# Homeschool Bible teaching materials



## Sydnorphyn (Sep 3, 2007)

Those who home school, what (if any) materials outside the Bible do you use for instructing your children?

Thanks in advance

John


----------



## Scot (Sep 3, 2007)

www.veritaspress.com 

http://www.cvbbs.com/inventory.php?...keyword=&author_keyword=&sort_by=&bookid=8802

http://www.cvbbs.com/inventory.php?...keyword=&author_keyword=&sort_by=&bookid=8913

http://www.cvbbs.com/inventory.php?...keyword=&author_keyword=&sort_by=&bookid=9510

http://www.rfpa.org/Scripts/prodView.asp?idproduct=46


----------



## Sydnorphyn (Sep 3, 2007)

thanks, Dan.

John


----------



## KMK (Sep 3, 2007)

We use some of the Bob Jones University Bible Truths.
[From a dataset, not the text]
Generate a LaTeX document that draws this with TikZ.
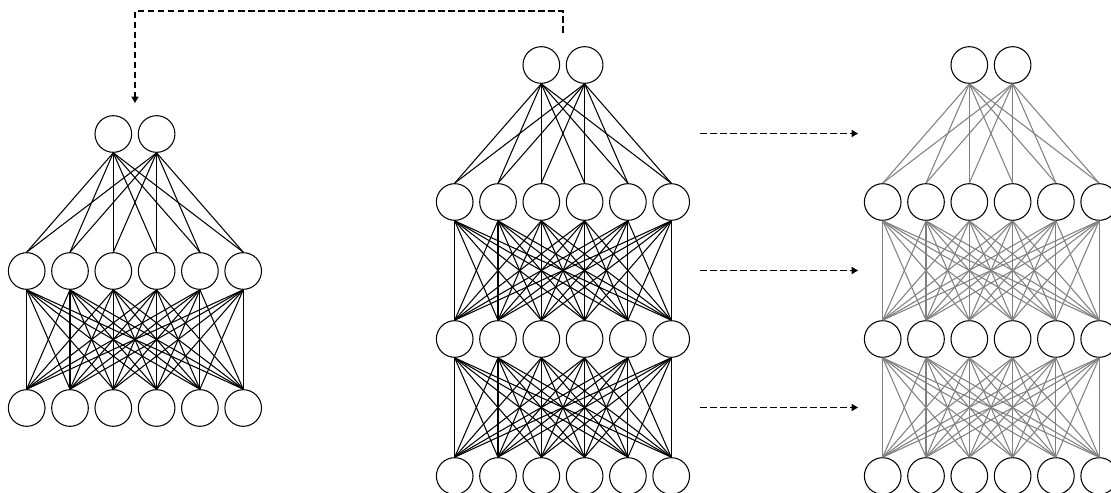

You have to weed out the dispensationalist doctrine but that doesn't usually creep in until chapter 10.


----------



## kvanlaan (Sep 3, 2007)

Sonlight.


----------



## Megaloo (Sep 3, 2007)

We use "The Family Worship Book" by Terry L. Johnson. Nothin' like the catechism! Of course, we are just starting on the "official" homeschool road. We have been doing the catechism with our kids for a few months now and we love it. We are able to apply what they/we learn just about everyday in normal chat with our children.


----------